У Иличевского психологически взвинченная, какая-то горячая, а иногда почти невменяемая, летучая манера письма. Автор вроде бы не придает значения своему премиальному успеху. В редких, очень сдержанных по тону интервью проскальзывает его раздражение по адресу рецензентов: дескать, не тот уровень анализа, нет в них равновеликого уровня мышления, чтобы обозначить ведущую линию творчества писателя. Не все сразу, Александр Викторович! Литературные академики еще напишут статьи и книжки, защитят диссертации, выстроят свои догадки по поводу того, что такое, по Иличевскому, тревожный мир, намекающий на совсем иное, давно минувшее время. Они оценят смелость и новизну восклицания героя: “Смерть наяву очаровала меня”.

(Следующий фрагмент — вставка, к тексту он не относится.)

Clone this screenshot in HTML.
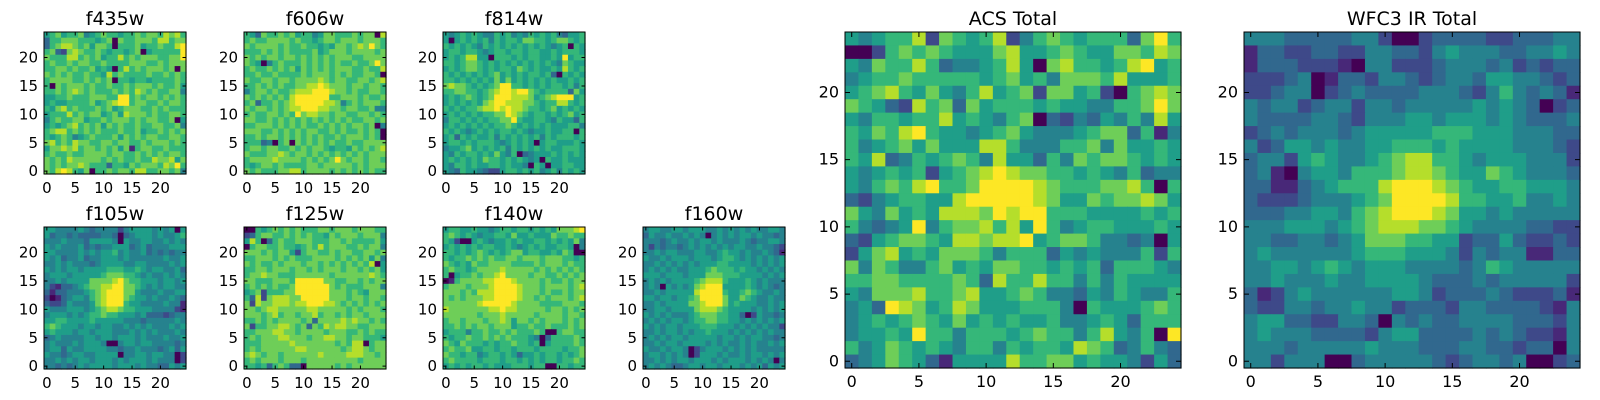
<!DOCTYPE html>
<html><head><meta charset="utf-8"><style>
html,body{margin:0;padding:0;background:#fff;}
svg{display:block;font-family:"DejaVu Sans","Liberation Sans",sans-serif;}
</style></head><body>
<svg id="fig" width="1600" height="400" viewBox="0 0 1600 400" xmlns="http://www.w3.org/2000/svg"></svg>
<script>
// tick values shared by all panels
const tickValues = [0, 5, 10, 15, 20];
// panel titles
const panelTitles = ["f435w","f606w","f814w","f105w","f125w","f140w","f160w","ACS Total","WFC3 IR Total"];
// pixel intensity rows (0-9 scale), listed from y=24 (top) down to y=0
const f435w = ["5675667456766566767768786","3667776665670766777688677","3678876757760666756676689","6732787667656656705666669","7666886767566867677766779","6766767766766667776676777","6677676675650686767776707","7676766766586766667667676","6777766767670665665666676","6076777676676676777676675","6676787676667676876766774","5566766677766996767767676","5655666675678996776676776","6578676667675677766767666","5666867677567587776766776","4676677566767776767766705","5656786767576766766776674","6788676767666766756676767","6567645676667576767766776","7867687766776776676777676","5778786776767571677667666","6766766777767766767676776","7676877777676766766877857","7676778766636657677768796","7689865706676776886677674"];
const f606w = ["6537667675664577666767708","6766777767665677677767776","7677776766766565776787976","6667676766667567776777767","7676776776767676777667777","7650467666767676766766797","6766767675767676777667668","6676676666767776767667760","7667767767777876776677678","6676767667788987776776776","4677676678889998776766776","7676767689999996677767667","6736676789999988746767776","7677676788999887767766744","6766776769788776776677676","7766767676767676767667767","6677767676766767676776704","7776676767677667676676760","6676776767676766767776760","6663406707676767667667777","6776776676767765665767678","7666778767767676767676777","6777787777676767976776776","6567767666677677777676777","7676667788677776767676766"];
const f814w = ["5456565446564546565643556","5056565646566577665677656","6565654656565656565456065","5665665456656656655656665","5656885506665656655659566","6656776565656565656547655","5656776565665765655658656","6565656567565656656306565","6656565657575656565655656","7877656567996656565665646","6677665678998997656666375","5656765679998887567899956","5656565789988877656688656","6565667889898876656756565","5656565667798765665656756","4665656566779655665465536","5656565656676565656555664","6565456565665654556556606","5636565564656565646566656","5665656665456565056655565","4556756565646565656556665","5465665657546034555656565","5656565766565654506556555","5466565566565540650556655","5436554322566565645646565"];
const f105w = ["5544445434444245555454505","5344343333443034555454456","4445444355554054455445454","5454445343445553453444555","5544445454556454453434344","5453445344555454444445445","4454544434555544554444545","5454554555566655654554453","4555455555677766545445454","4454555577778976655545545","4213345677889977654545544","3133444567899977544454455","2013455467899976554544543","3223544457899965544445441","5444555456788766555444421","4555454566766555453332344","5566555565555544434444454","6765554554554454545444545","5655545545554445454544454","3454444554554555454445445","4544454555400455455444434","4553544555544344544434535","5443455445555044554554402","4454545545554545554544402","4434345455554555454433545"];
const f125w = ["0065676767666776777677766","2367766767676657677767774","5860367667776667767666675","0677667665676867776676774","7776767752677667677667767","6677767676667777676767574","7676676777677676767676805","6677677767767677767767675","6778776667777776777777876","7766677769999977667767677","6767676679999997676667774","5672666779999997776765777","6382788877999997776776776","7287788878899988767676767","7767887777788777776767776","7776786776778677676776777","6676767777673777787877676","7266778876737687887766777","6677788776777767776676766","6767778877767788776776665","6667777787777777676880677","6767777778877777767887677","7876776777777877778887767","6767776777677777777767777","6656367633077777676777777"];
const f140w = ["5665565545665665656577789","6765654556657556555766766","6520056545565655665656574","5656565665565456565566504","6656567656567756655657600","6566767676677677767776656","7656576677776666767776766","6766567777877777676767676","6056676778977776776676767","0167777889998777767667677","6777677789999877767777678","7776768889999877767667677","7676777889999877676777678","7777778999998777766667776","8777777788988777776776767","7777776777877777677776776","6776777677875776767776767","6676767767775667667666767","5666466766767666760067766","6566766767676665403666676","7657666565667665605666676","6766755665665666566665667","7665664566565355656656567","6766665666566565656656676","5656566565556665660066566"];
const f160w = ["4554455455544545454544554","3544544545404545455454434","4443454454554544454344554","4243443454545454554454432","4454554445544565545445431","5445455545554566545454545","4454545454555665555454545","4545454455567666565545454","5554555455577766655554545","4545455556788865556545444","4540545457899955556545434","4454555558999965567654454","5545545567999975576544544","4454555577899975655544545","4455455557888765555454545","5454544456777665530254434","4545455456677665545454545","5454554555666555454545442","4454554545565554545454544","4545455455555455454554434","4454554555545454454544545","5445455402455545454544444","4554545402555454454554545","4454545545554545554545404","4545433455455455545453545"];
const acsTotal = ["5456682765682467656663796","0026767655578556765577687","5476686344568507866568956","4566766666567564777685556","5678657546856727756206787","7653286737566656554466797","5466566856546703243546485","6576896554567544456773614","6456757555886444667475565","6583465676485536476776565","5456562567898776656546344","5467689667999987666778606","3245665589999987557677875","7547565888798996665555656","6434594677868596456655565","3256776588788956776443405","2578565777646663545444626","7476446756577665656366654","6677666676386686646465555","5477786678556764435465446","4539875687555666406555676","4565676575656556445653666","4556596646665676646854609","6457656546646566587634643","3457653155558667756554253"];
const wfc3Total = ["4443333344200233332233344","1332233224433245444334454","1333222104422234443423233","2223401332443234435544323","2234402343333444324643431","4344234424434444454543023","4333344324445545554543334","2343444345555566655544433","4235545445566656555544432","3442565445678866545554442","3410455466678876557654443","3311345666899987655665554","3222344456799998665564454","3334455467899987554544444","4445554567888776544443322","4433443457776655233532232","4544444456665554243441133","4455456545554444346544444","4454445445555433343444442","3124544444455423334322231","3224434454423332443333214","4553322443043433444433324","4544433332455333343432214","4443444445444333443323304","4424440034444432344340023"];

const panelData = [f435w,f606w,f814w,f105w,f125w,f140w,f160w,acsTotal,wfc3Total];
const panelSlugs = ["f435w","f606w","f814w","f105w","f125w","f140w","f160w","acs-total","wfc3-ir-total"];
// layout (not data)
const layout = [
 {x:44,y:32,s:142,big:false},{x:244,y:32,s:142,big:false},{x:443,y:32,s:142,big:false},
 {x:44,y:227,s:142,big:false},{x:244,y:227,s:142,big:false},{x:443,y:227,s:142,big:false},{x:643,y:227,s:142,big:false},
 {x:845,y:32,s:336,big:true},{x:1244,y:32,s:336,big:true}
];
const viridis = ["#440154","#482878","#3e4989","#31688e","#26828e","#1f9e89","#35b779","#6ece58","#b5de2b","#fde725"];
const NS = "http://www.w3.org/2000/svg";
const svg = document.getElementById("fig");
function mk(tag, attrs, parent){const e=document.createElementNS(NS,tag);for(const k in attrs)e.setAttribute(k,attrs[k]);parent.appendChild(e);return e;}

panelData.forEach((rows, p) => {
  const L = layout[p], n = 25, c = L.s / n;
  const g = mk("g", {}, svg);
  
  
  const xs = v => L.x + (v + 0.5) * c;
  const ys = v => L.y + L.s - (v + 0.5) * c;
  rows.forEach((row, r) => {
    const yv = n - 1 - r;
    for (let i = 0; i < n; i++) {
      const val = +row[i];
      const rect = mk("rect", {x: (xs(i) - c/2).toFixed(2), y: (ys(yv) - c/2).toFixed(2), width: (c + 0.6).toFixed(2), height: (c + 0.6).toFixed(2), fill: viridis[val]}, g);
      
      
    }
  });
  const frame = mk("rect", {x: L.x, y: L.y, width: L.s, height: L.s, fill: "none", stroke: "#000", "stroke-width": 1}, g);
  
  
  const fs = L.big ? 16 : 15, tl = L.big ? 5 : 3.5;
  tickValues.forEach(t => {
    const px = xs(t), py = ys(t);
    mk("path", {d: `M${px},${L.y+L.s}v${-tl}M${px},${L.y}v${tl}M${L.x},${py}h${tl}M${L.x+L.s},${py}h${-tl}`, stroke: "#000", "stroke-width": 1}, g);
    const xl = mk("text", {x: px, y: L.y + L.s + 19, "font-size": fs, "text-anchor": "middle", fill: "#000"}, g);
    xl.textContent = t;
    
    
    const yl = mk("text", {x: L.x - 6, y: py + 5, "font-size": fs, "text-anchor": "end", fill: "#000"}, g);
    yl.textContent = t;
    
    
  });
  const ti = mk("text", {x: L.x + L.s/2, y: L.y - 7, "font-size": 19, "text-anchor": "middle", fill: "#000"}, g);
  ti.textContent = panelTitles[p];
  
  
});
</script>
</body></html>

Книга рассказов и повестей “Пение известняка” избыточно наполнена смертью: то повествователь, “хрипя”, навалится в волнах реки на своего “двойника”, пока этот “напарник” не упокоится и не всплывет, не обернется “искаженно-чуждым лицом”. Или пунктирно, скороговоркой в большом рассказе возникнет 29-летняя женщина, разбитая параличом при первых родах, а потом еще и отравившаяся. А то во время мойки автомашины рассказчика обслуга подсунет в багажник труп красавицы, хозяйки роскошного лимузина, поразившей героя невероятной красотой, а еще более бриллиантами. Свое впечатление он выскажет изысканно, огранивая слова: “…провалился в крохотную впадину на ее зрачке”. Краснопресненские мойщики, видать, большие лохи, усекли ослепленность одинокого автомобилиста и легко совершили грабеж и убийство.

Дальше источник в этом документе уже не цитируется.